Saturday, August 28, 2010

Serotonina, dopamina y noradrenalina

No había sonrisas en los rostros de las manchas de humedad que regalaba el techo, y la inmobilidad sobre el colchón tomaba rumbo de crisálida, solo que sin futuro de mariposa. Pero claro, cuando la procesión interna es tan intensa la faceta de calavera se olvida por completo, se olvida el cuerpo en un cajón y los enjambres de pensares se reproducen en las sienes.
Una simple demostración de que el tiempo era un juego de ping pong. Pasado, presente y futuro iban y venían constantemente, a modo de imágenes recreadas con los tintes que colorea el momento. Pero ese fotograma se detuvo en su cabeza, y el film que había repasado millares de escenas se tildó solo en un minuto, en el segundo donde aquella imagen simple cobraba otro valor.
El ceño se fruncía mientras pensaba en su edad en aquel momento, algunas certezas le brindaba recordar el anaranjado de las columnas, que se mantenían aun erguidas, en años previos a la refacción. 6 o 7 se debatía su cabeza, pero este solo era un dato menor y previo a desglosar el valor simbólico de aquel momento, que se mantenía guardado bajo llave y nunca había visto la luz.
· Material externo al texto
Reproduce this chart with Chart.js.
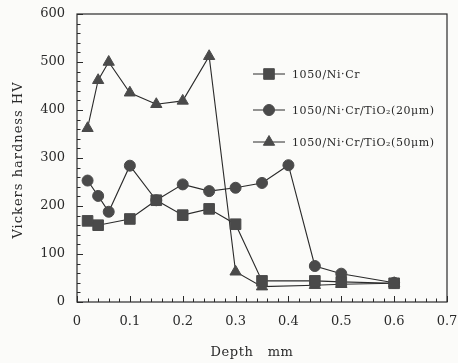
<!DOCTYPE html>
<html>
<head>
<meta charset="utf-8">
<script src="https://cdn.jsdelivr.net/npm/chart.js@4.4.1/dist/chart.umd.min.js"></script>
<style>
  html, body { margin: 0; padding: 0; background: #fbfbf9; }
  #wrap { width: 458px; height: 363px; }
</style>
</head>
<body>
<div id="wrap"><canvas id="hv"></canvas></div>
<script>
// data
const seriesNames = ['1050/Ni·Cr', '1050/Ni·Cr/TiO₂(20μm)', '1050/Ni·Cr/TiO₂(50μm)'];

const depthNiCr = [0.02, 0.04, 0.1, 0.15, 0.2, 0.25, 0.3, 0.35, 0.45, 0.5, 0.6];
const hvNiCr    = [169, 160, 173, 212, 181, 194, 162, 44, 44, 42, 39];

const depth20 = [0.02, 0.04, 0.06, 0.1, 0.15, 0.2, 0.25, 0.3, 0.35, 0.4, 0.45, 0.5, 0.6];
const hv20    = [253, 221, 188, 284, 212, 245, 231, 238, 248, 285, 75, 59, 40];

const depth50 = [0.02, 0.04, 0.06, 0.1, 0.15, 0.2, 0.25, 0.3, 0.35, 0.45, 0.5, 0.6];
const hv50    = [362, 462, 500, 436, 412, 419, 512, 63, 32, 35, 37, 39];

const xTicks = [0, 0.1, 0.2, 0.3, 0.4, 0.5, 0.6, 0.7];
const yTicks = [0, 100, 200, 300, 400, 500, 600];

const xTitle = 'Depth   mm';
const yTitle = 'Vickers hardness HV';

const FONT = '"DejaVu Serif", "Liberation Serif", serif';
const INK = '#2a2a2a';
const MARK = '#4a4a4a';

function pts(xs, ys) {
    return xs.map((x, i) => ({ x: x, y: ys[i] }));
}

// box + inward ticks, drawn from the scales
const frameTicks = {
    id: 'frameTicks',
    afterDraw(chart) {
        const ctx = chart.ctx;
        const a = chart.chartArea;
        const xs = chart.scales.x, ys = chart.scales.y;
        ctx.save();
        ctx.strokeStyle = INK;
        ctx.lineWidth = 1.2;
        ctx.strokeRect(a.left, a.top, a.right - a.left, a.bottom - a.top);
        ctx.lineWidth = 1;
        ctx.beginPath();
        for (let v = 0; v <= 600.001; v += 20) {
            const py = Math.round(ys.getPixelForValue(v)) + 0.5;
            const len = (Math.round(v) % 100 === 0) ? 6 : 3.5;
            ctx.moveTo(a.left, py);
            ctx.lineTo(a.left + len, py);
        }
        for (let k = 0; k <= 35; k++) {
            const px = Math.round(xs.getPixelForValue(k * 0.02)) + 0.5;
            const len = (k % 5 === 0) ? 6 : 3.5;
            ctx.moveTo(px, a.bottom);
            ctx.lineTo(px, a.bottom - len);
        }
        ctx.stroke();

        // axis titles, a bit letter-spaced like the scan
        ctx.fillStyle = INK;
        ctx.textAlign = 'center';
        ctx.textBaseline = 'middle';
        ctx.font = '13px ' + FONT;
        ctx.letterSpacing = '0.6px';
        ctx.fillText(xTitle, 252, 353);
        ctx.translate(19, (a.top + a.bottom) / 2 + 2);
        ctx.rotate(-Math.PI / 2);
        ctx.font = '13px ' + FONT;
        ctx.letterSpacing = '1px';
        ctx.fillText(yTitle, 0, 0);
        ctx.restore();
    }
};

// legend inside the plot, right side
const innerLegend = {
    id: 'innerLegend',
    afterDraw(chart) {
        const ctx = chart.ctx;
        const rows = [74, 110, 142];
        const x0 = 253, x1 = 285;
        ctx.save();
        chart.data.datasets.forEach((ds, i) => {
            const y = rows[i];
            ctx.strokeStyle = INK;
            ctx.lineWidth = 1;
            ctx.beginPath();
            ctx.moveTo(x0, y);
            ctx.lineTo(x1, y);
            ctx.stroke();
            ctx.fillStyle = MARK;
            ctx.strokeStyle = MARK;
            Chart.helpers.drawPoint(ctx, {
                pointStyle: ds.pointStyle,
                radius: ds.pointRadius,
                borderWidth: 1
            }, (x0 + x1) / 2, y);
            ctx.fillStyle = INK;
            ctx.font = '11px ' + FONT;
            ctx.textBaseline = 'middle';
            ctx.letterSpacing = '0.6px';
            ctx.fillText(ds.label, 292, y + 1);
        });
        ctx.restore();
    }
};

function makeSet(label, data, style, r) {
    return {
        label: label,
        data: data,
        borderColor: INK,
        borderWidth: 1.1,
        backgroundColor: MARK,
        pointBackgroundColor: MARK,
        pointBorderColor: MARK,
        pointBorderWidth: 1,
        pointStyle: style,
        pointRadius: r,
        pointHoverRadius: r,
        tension: 0,
        fill: false
    };
}

function noOverhang(s) {
    s.paddingLeft = 0;
    s.paddingRight = 0;
    s.paddingTop = 0;
    s.paddingBottom = 0;
}

new Chart(document.getElementById('hv'), {
    type: 'line',
    data: {
        datasets: [
            makeSet(seriesNames[0], pts(depthNiCr, hvNiCr), 'rect', 7.5),
            makeSet(seriesNames[1], pts(depth20, hv20), 'circle', 5.5),
            makeSet(seriesNames[2], pts(depth50, hv50), 'triangle', 6.5)
        ]
    },
    options: {
        responsive: true,
        maintainAspectRatio: false,
        animation: false,
        layout: { padding: { top: 14, right: 11, left: 0, bottom: 0 } },
        plugins: {
            legend: { display: false },
            tooltip: { enabled: false }
        },
        scales: {
            x: {
                type: 'linear',
                min: 0,
                max: 0.7,
                afterBuildTicks: (s) => { s.ticks = xTicks.map(v => ({ value: v })); },
                afterFit: (s) => { s.height = 61; noOverhang(s); },
                grid: { display: false, drawTicks: false },
                border: { display: false },
                ticks: {
                    color: INK,
                    padding: 12,
                    font: { family: FONT, size: 13 },
                    callback: (v) => String(Math.round(v * 10) / 10)
                }
            },
            y: {
                min: 0,
                max: 600,
                afterBuildTicks: (s) => { s.ticks = yTicks.map(v => ({ value: v })); },
                afterFit: (s) => { s.width = 77; noOverhang(s); },
                grid: { display: false, drawTicks: false },
                border: { display: false },
                ticks: {
                    color: INK,
                    padding: 12,
                    font: { family: FONT, size: 13 }
                }
            }
        }
    },
    plugins: [frameTicks, innerLegend]
});
</script>
</body>
</html>
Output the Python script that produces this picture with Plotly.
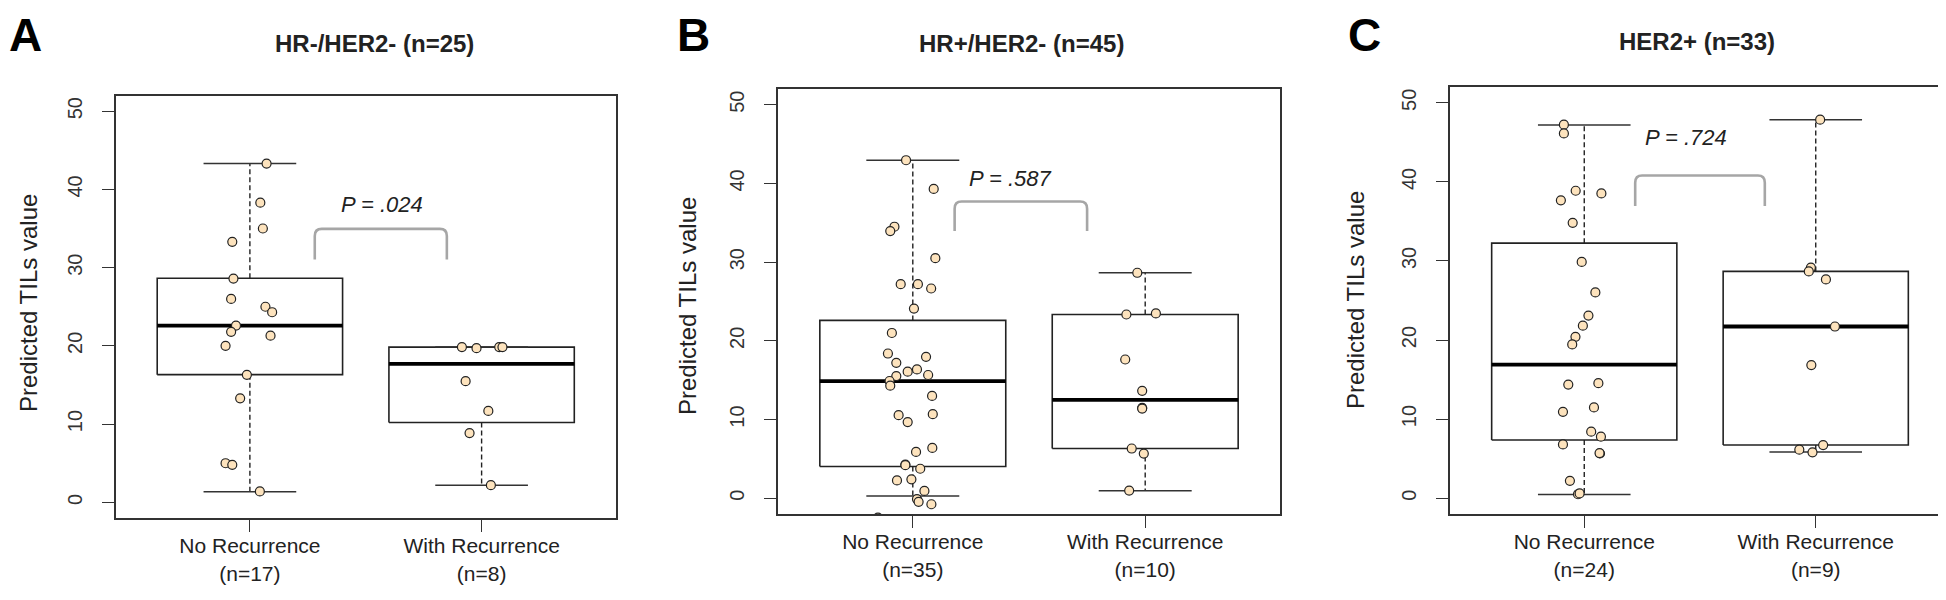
import plotly.graph_objects as go

W, H = 1946, 600

# ---------------- data ----------------
panel_letters = ["A", "B", "C"]
panel_titles = ["HR-/HER2- (n=25)", "HR+/HER2- (n=45)", "HER2+ (n=33)"]
group_names = ["No Recurrence", "With Recurrence"]
group_counts = [[17, 8], [35, 10], [24, 9]]
p_values = [".024", ".587", ".724"]
y_ticks = [0, 10, 20, 30, 40, 50]
y_title = "Predicted TILs value"

# box statistics: [lower whisker, lower hinge, median, upper hinge, upper whisker]
a_no_stats = [1.37, 16.32, 22.58, 28.64, 43.3]
a_with_stats = [2.2, 10.21, 17.69, 19.84, 19.84]
b_no_stats = [0.29, 4.04, 14.88, 22.6, 42.95]
b_with_stats = [0.97, 6.32, 12.5, 23.35, 28.65]
c_no_stats = [0.48, 7.35, 16.88, 32.25, 47.2]
c_with_stats = [5.85, 6.72, 21.71, 28.68, 47.87]

# individual predicted TILs values and their horizontal jitter (in category units)
a_no_vals = [43.3, 38.3, 35.0, 33.3, 28.6, 26.0, 25.0, 24.3, 22.6, 21.8, 21.3, 20.0, 16.3, 13.3, 5.0, 4.8, 1.4]
a_no_jit = [0.072, 0.045, 0.056, -0.076, -0.071, -0.081, 0.067, 0.096, -0.060, -0.081, 0.089, -0.105, -0.013, -0.042, -0.105, -0.076, 0.043]
a_with_vals = [19.84, 19.7, 19.84, 19.84, 15.49, 11.68, 8.85, 2.2]
a_with_jit = [-0.085, -0.022, 0.076, 0.090, -0.069, 0.029, -0.052, 0.040]

b_no_vals = [42.95, 39.3, 34.5, 33.95, 30.5, 27.2, 27.2, 26.65, 24.1,
             21.0, 18.39, 17.97, 17.21, 16.37, 16.08, 15.66, 15.53, 14.9, 14.31,
             13.0, 10.69, 10.56, 9.68, 6.40, 5.89, 4.29, 4.2, 3.75, 2.40, 2.27,
             0.93, -0.1, -0.45, -0.76, -2.45]
b_no_jit = [-0.029, 0.090, -0.079, -0.097, 0.097, -0.052, 0.022, 0.079, 0.005,
            -0.090, -0.107, 0.057, -0.071, 0.018, -0.022, 0.066, -0.071, -0.100, -0.097,
            0.083, 0.086, -0.061, -0.022, 0.084, 0.014, -0.032, -0.032, 0.032, -0.006, -0.068,
            0.050, 0.018, 0.025, 0.080, -0.150]
b_with_vals = [28.65, 23.35, 23.48, 17.63, 13.65, 11.49, 11.4, 6.32, 5.68, 0.98]
b_with_jit = [-0.034, -0.081, 0.046, -0.086, -0.013, -0.013, -0.013, -0.058, -0.006, -0.069]

c_no_vals = [47.24, 46.13, 38.88, 38.54, 37.67, 34.82, 29.88, 26.02, 23.09, 21.82, 20.41, 19.44,
             14.37, 14.54, 10.92, 11.48, 8.41, 7.78, 6.80, 5.65, 5.7, 2.20, 0.50, 0.6]
c_no_jit = [-0.088, -0.088, -0.037, 0.074, -0.101, -0.050, -0.011, 0.048, 0.018, -0.006, -0.038, -0.052,
            -0.069, 0.061, -0.092, 0.042, 0.030, 0.072, -0.092, 0.068, 0.066, -0.062, -0.027, -0.020]
c_with_vals = [47.87, 29.16, 28.68, 27.66, 21.71, 16.83, 6.14, 5.80, 6.72]
c_with_jit = [0.019, -0.021, -0.030, 0.044, 0.083, -0.019, -0.071, -0.014, 0.032]

# significance bracket: [x left, x right, y top, y leg end]; p label at [x, y]
brackets = [[1.28, 1.85, 34.95, 31.04], [1.18, 1.75, 37.7, 33.95], [1.22, 1.78, 40.8, 36.94]]
p_label_pos = [[1.57, 38.1], [1.42, 40.6], [1.44, 45.55]]

stats = [[a_no_stats, a_with_stats], [b_no_stats, b_with_stats], [c_no_stats, c_with_stats]]
vals = [[a_no_vals, a_with_vals], [b_no_vals, b_with_vals], [c_no_vals, c_with_vals]]
jits = [[a_no_jit, a_with_jit], [b_no_jit, b_with_jit], [c_no_jit, c_with_jit]]

# ---------------- layout geometry (pixels) ----------------
frames = [(107.5, 608, 87.5, 510), (770, 1272, 81, 506), (1442, 1942, 79, 506)]
title_xy = [(366, 35), (1013, 35), (1689, 34)]
letter_x = [-1, 668, 1339]
ytitle_xy = [(20, 295), (680, 298), (1347, 292)]

FONT = "Liberation Sans, Arial, sans-serif"
INK = "#222222"
FRAME = "#333333"
POINT_FILL = "#FDE3BD"
BRACKET = "#A6A6A6"
BOX_HALF = 0.4
STAPLE_HALF = 0.2

fig = go.Figure()
layout = dict(width=W, height=H, margin=dict(l=0, r=0, t=0, b=0),
              paper_bgcolor="white", plot_bgcolor="white", showlegend=False,
              annotations=[], shapes=[])

for i in range(3):
    ax = "" if i == 0 else str(i + 1)
    xa, ya = "x" + ax, "y" + ax
    x0, x1, yt, yb = frames[i]
    layout["xaxis" + ax] = dict(
        domain=[x0 / W, x1 / W], range=[0.42, 2.58], anchor=ya,
        tickvals=[1, 2],
        ticktext=[f"{group_names[0]}<br>(n={group_counts[i][0]})",
                  f"{group_names[1]}<br>(n={group_counts[i][1]})"],
        ticks="outside", ticklen=12, tickwidth=1.3, tickcolor=FRAME,
        ticklabelstandoff=-4,
        showline=True, linecolor=FRAME, linewidth=2, mirror=True,
        showgrid=False, zeroline=False,
        tickfont=dict(family=FONT, size=21, color=INK))
    layout["yaxis" + ax] = dict(
        domain=[1 - yb / H, 1 - yt / H], range=[-2, 52], anchor=xa,
        tickvals=y_ticks, tickangle=-90, ticklabelstandoff=12,
        ticks="outside", ticklen=12, tickwidth=1.3, tickcolor=FRAME,
        showline=True, linecolor=FRAME, linewidth=2, mirror=True,
        showgrid=False, zeroline=False,
        tickfont=dict(family=FONT, size=20, color="#333333"))

    for g in range(2):
        pos = g + 1
        lo, q1, med, q3, hi = stats[i][g]
        fig.add_trace(go.Scatter(
            x=[pos - BOX_HALF, pos + BOX_HALF, pos + BOX_HALF, pos - BOX_HALF, pos - BOX_HALF],
            y=[q1, q1, q3, q3, q1], mode="lines",
            line=dict(color=INK, width=1.6), xaxis=xa, yaxis=ya, hoverinfo="skip"))
        fig.add_trace(go.Scatter(
            x=[pos, pos, None, pos, pos], y=[q3, hi, None, q1, lo], mode="lines",
            line=dict(color=INK, width=1.4, dash="5px,3px"), xaxis=xa, yaxis=ya, hoverinfo="skip"))
        fig.add_trace(go.Scatter(
            x=[pos - STAPLE_HALF, pos + STAPLE_HALF, None, pos - STAPLE_HALF, pos + STAPLE_HALF],
            y=[hi, hi, None, lo, lo], mode="lines",
            line=dict(color=FRAME, width=1.5), xaxis=xa, yaxis=ya, hoverinfo="skip"))
        fig.add_trace(go.Scatter(
            x=[pos - BOX_HALF, pos + BOX_HALF], y=[med, med], mode="lines",
            line=dict(color="black", width=3.8), xaxis=xa, yaxis=ya, hoverinfo="skip"))
    for g in range(2):
        pos = g + 1
        fig.add_trace(go.Scatter(
            x=[pos + j for j in jits[i][g]], y=vals[i][g], mode="markers",
            marker=dict(size=9, color=POINT_FILL, line=dict(color=INK, width=1.2)),
            xaxis=xa, yaxis=ya, cliponaxis=True))

    bx0, bx1, byt, byb = brackets[i]
    rx, ry = 0.03, 0.9
    path = (f"M {bx0},{byb} L {bx0},{byt - ry} Q {bx0},{byt} {bx0 + rx},{byt} "
            f"L {bx1 - rx},{byt} Q {bx1},{byt} {bx1},{byt - ry} L {bx1},{byb}")
    layout["shapes"].append(dict(type="path", path=path, xref=xa, yref=ya,
                                 line=dict(color=BRACKET, width=2.6)))
    layout["annotations"].append(dict(
        text=f"<i>P = {p_values[i]}</i>", x=p_label_pos[i][0], y=p_label_pos[i][1],
        xref=xa, yref=ya, showarrow=False, xanchor="center", yanchor="middle",
        font=dict(family=FONT, size=22, color=INK)))

    layout["annotations"].append(dict(
        text=f"<b>{panel_titles[i]}</b>", x=title_xy[i][0] / W, y=1 - title_xy[i][1] / H,
        xref="paper", yref="paper", showarrow=False, xanchor="center", yanchor="middle",
        font=dict(family=FONT, size=24, color=INK)))
    layout["annotations"].append(dict(
        text=f"<b>{panel_letters[i]}</b>", x=max(letter_x[i], 0) / W, y=1.0,
        xref="paper", yref="paper", showarrow=False, xanchor="left", yanchor="top",
        borderpad=0, font=dict(family=FONT, size=46, color="black")))
    layout["annotations"].append(dict(
        text=y_title, x=ytitle_xy[i][0] / W, y=1 - ytitle_xy[i][1] / H,
        xref="paper", yref="paper", showarrow=False, xanchor="center", yanchor="middle",
        textangle=-90, font=dict(family=FONT, size=24, color=INK)))

fig.update_layout(**layout)
fig.write_html("out.html")
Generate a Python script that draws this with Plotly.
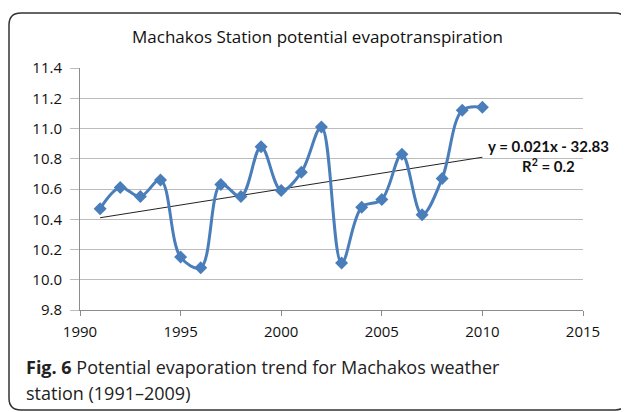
import plotly.graph_objects as go

years = list(range(1991, 2011))
pet = [10.47, 10.61, 10.55, 10.66, 10.15, 10.08, 10.63, 10.55, 10.88, 10.59,
       10.71, 11.01, 10.11, 10.48, 10.53, 10.83, 10.43, 10.67, 11.12, 11.14]
trend_x = [1991, 2010]
trend_y = [10.41, 10.81]

title_text = "Machakos Station potential evapotranspiration"
eq_text = "y = 0.021x - 32.83"
r2_text = "R<sup>2</sup> = 0.2"
caption_1 = "<b>Fig. 6</b> Potential evaporation trend for Machakos weather"
caption_2 = "station (1991–2009)"

# the page body adds an 8px offset; build the figure in that space
OFF = 8
W, H = 629 - OFF, 412 - OFF
L, T = 80 - OFF, 68 - OFF
R = W - (583 - OFF)
B = H - (310 - OFF)
pw, ph = W - L - R, H - T - B

def px(x):
    return (x - OFF - L) / pw

def py(y):
    return 1 - (y - OFF - T) / ph

blue = "#4A7EBB"

fig = go.Figure()
fig.add_trace(go.Scatter(
    x=trend_x, y=trend_y, mode="lines",
    line=dict(color="#222222", width=1), hoverinfo="skip", showlegend=False))
fig.add_trace(go.Scatter(
    x=years, y=pet, mode="lines+markers",
    line=dict(color=blue, width=3, shape="spline", smoothing=1.0),
    marker=dict(symbol="diamond", size=10, color=blue),
    showlegend=False))

# rounded border
x0, x1 = px(9), px(627)
y0, y1 = py(410), py(13)
rx, ry = 12 / pw, 12 / ph
path = (f"M {x0+rx},{y1} L {x1-rx},{y1} Q {x1},{y1} {x1},{y1-ry} "
        f"L {x1},{y0+ry} Q {x1},{y0} {x1-rx},{y0} L {x0+rx},{y0} "
        f"Q {x0},{y0} {x0},{y0+ry} L {x0},{y1-ry} Q {x0},{y1} {x0+rx},{y1} Z")
fig.add_shape(type="path", path=path, xref="paper", yref="paper",
              line=dict(color="#333333", width=1.5))

ann = []
ann.append(dict(text=title_text, x=px(317), y=py(36), xref="paper", yref="paper",
                showarrow=False, xanchor="center", yanchor="middle",
                font=dict(family="Open Sans", size=17, color="#111111")))
ann.append(dict(text="<b>" + eq_text + "</b>", x=px(548), y=py(146), xref="paper", yref="paper",
                showarrow=False, xanchor="center", yanchor="middle",
                font=dict(family="Lato", size=15, color="#111111")))
ann.append(dict(text="<b>" + r2_text + "</b>", x=px(548), y=py(165), xref="paper", yref="paper",
                showarrow=False, xanchor="center", yanchor="middle",
                font=dict(family="Lato", size=15, color="#111111")))
ann.append(dict(text=caption_1, x=px(24), y=py(367), xref="paper", yref="paper",
                showarrow=False, xanchor="left", yanchor="middle",
                font=dict(family="Open Sans", size=18, color="#222222")))
ann.append(dict(text=caption_2, x=px(24), y=py(393), xref="paper", yref="paper",
                showarrow=False, xanchor="left", yanchor="middle",
                font=dict(family="Open Sans", size=18, color="#222222")))

fig.update_layout(
    width=W, height=H,
    margin=dict(l=L, r=R, t=T, b=B),
    paper_bgcolor="white", plot_bgcolor="white",
    annotations=ann,
    font=dict(family="Open Sans", size=15, color="#111111"),
)
fig.update_xaxes(range=[1990, 2015], tickvals=[1990, 1995, 2000, 2005, 2010, 2015],
                 showgrid=False, zeroline=False, showline=True, linecolor="#8c8c8c",
                 linewidth=1, ticks="outside", ticklen=5, tickcolor="#8c8c8c",
                 ticklabelstandoff=3,
                 tickfont=dict(family="Open Sans", size=15, color="#111111"))
fig.update_yaxes(range=[9.8, 11.4], tickvals=[9.8, 10.0, 10.2, 10.4, 10.6, 10.8, 11.0, 11.2, 11.4],
                 tickformat=".1f", showgrid=True, gridcolor="#bcbcbc", gridwidth=1,
                 zeroline=False, showline=True, linecolor="#8c8c8c", linewidth=1,
                 ticks="outside", ticklen=9, tickcolor="#bcbcbc",
                 ticklabelstandoff=5,
                 tickfont=dict(family="Open Sans", size=15, color="#111111"))

fig.write_html("out.html")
La remera salpicada había sido el disparador de esas risas explosivas, que entre más saben mejor y vienen con una pizca de vainilla si quienes ríen realmente se aman. El hojaldre se caía salpicando el césped, suavemente como brillos para el blues de las hormigas y el sabor del membrillo se entrelazaba con los ojos de su madre, que lo tomaba de la mano. El termo violeta y blanco, de leche chocolatada fue ocurrencia de su padre, y el deleite del hermano, que manchaba sus comisuras entre gestos y carcajadas. Como olvidar el momento en que el sol regaló el silencio y a modo de jilgueros que contemplan, recibieron aquel tibio atardecer, que era amor, sueños y porvenires, amalgama eterna del sentir almibarado, luz, poesía.
Y en ese instante, cuando el gorrión que volaba por el cuarto se posó en su cerebro, decidió levantarse, abandonar el cubículo que lo apresaba y las manchas de humedad, los paquetes de tantas cosas fritas y sus cuatro coca colas diarias. Un horizonte se había divisado, un pequeño brillo que lo llevaba a caminar hacia el cajón de la alcancía y apoderarse de los veinte pesos que le permitirían cumplir su única meta, aquello ínfimo por lo cual hoy deseaba seguir en pie.
Abrió la puerta sin recordar el clima que le esperaba afuera, y el tiempo que se había encontrado recluido. Caminó hacia la ferretería de Osvaldo, un viejo señor de tez morocha y mate en mano, que cargaba sobre sus espaldas casi la misma cantidad de años que variedades de tuercas y tornillos. Cuatro metros de soga, y unos 20 clavos fueron su compra apresurada, continuada de un trote eufórico de las cinco de la tarde. El viejo martillo de mango rojo no se hacia divisar, pero tras unos 15 minutos, él y las maderas de aquella estantería que alguna vez había sostenido las especias, aparecieron.
Cuatro largos escalones de madera clavados al arbol y la soga que colgaba de la rama desafío, fueron la precaria ayuda para alcanzar su horizonte, solo doce minutos antes de las seis de la tarde. Esta vez no había pasteles de hojaldre, ni leche chocolatada, pero el almíbar se sentía en el pecho, en ese cosquilleo de lo que se espera, rebosa de felicidad y pasa, regalando en esos segundos posteriores, lo que puede denominarse paz.
Y con el reloj rondando las seis, y su alma revitalizada, la hora naranja se presentó y con el, el membrillo, los ojos de su madre y la chocolatada, su padre y las muecas de su hermano. Todo estaba ahí y nuevamente fue jilguero, el nido ya no era el mismo, pero sus alas una vez atrofiadas, hoy volvían a conocer el vuelo.